We are in discovery mode. It is clear that far better and more uniform data is needed to tell the full story of fiscally sponsored dancemakers to guide policy, funding, and management practices. A Data Collection Comparison Form, comparing information compiled by fiscal sponsors and the CDP, is a significant outcome of this research and may help develop a consistent protocol to guide future studies.

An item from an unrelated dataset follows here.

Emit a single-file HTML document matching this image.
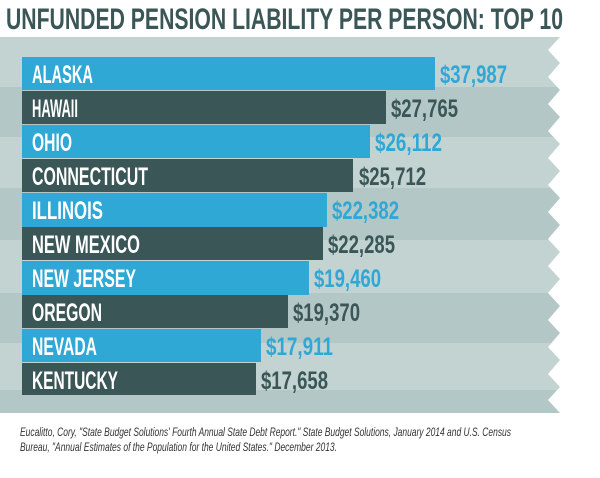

As Dance/NYC looks to the future, and amplifies its advocacy in a changing climate, it is positioned for leadership in discipline-specific arts research. This third study published in the past twelve months, following the State of NYC Dance and Dance/NYC Junior Committee's Dance Workforce Census: Earnings Among Individuals, Ages 21-35, may serve as a research model for fiscal sponsors of other performing and visual arts. We are working closely with the Municipal Art Society of New York, and sister groups, to develop an arts-wide agenda and better understand dance within the cultural sector.

This report is ultimately a team effort. On behalf of Dance/NYC and of Dance/USA, the national service organization for professional dance, Dance/NYC Director Lane Harwell thanks the project's leading funders: The New York Community Trust, Rockefeller Brothers Fund, and New York City Department of Cultural Affairs and is grateful to researchers Ian Davis Moss and Carrie Blake for helping to prepare the report, and thank Victoria Smith, Manager of Research at Dance/USA, and Anne Coates, Vice President of MAS, for reviewing preliminary findings.

Above all, Harwell thanks the report's participating fiscal sponsors, especially Jennifer Wright Cook, Dianne Debicella, Shawn Rene Graham, Mara Greenberg, Sarah A.O. Rosner, Alexander Thompson, and Eleanor Whitney, for contributing their data, time, energy, and ideas to help Dance/NYC discover their dancemakers. We, as a field, accomplish more by working together as we have, and we will.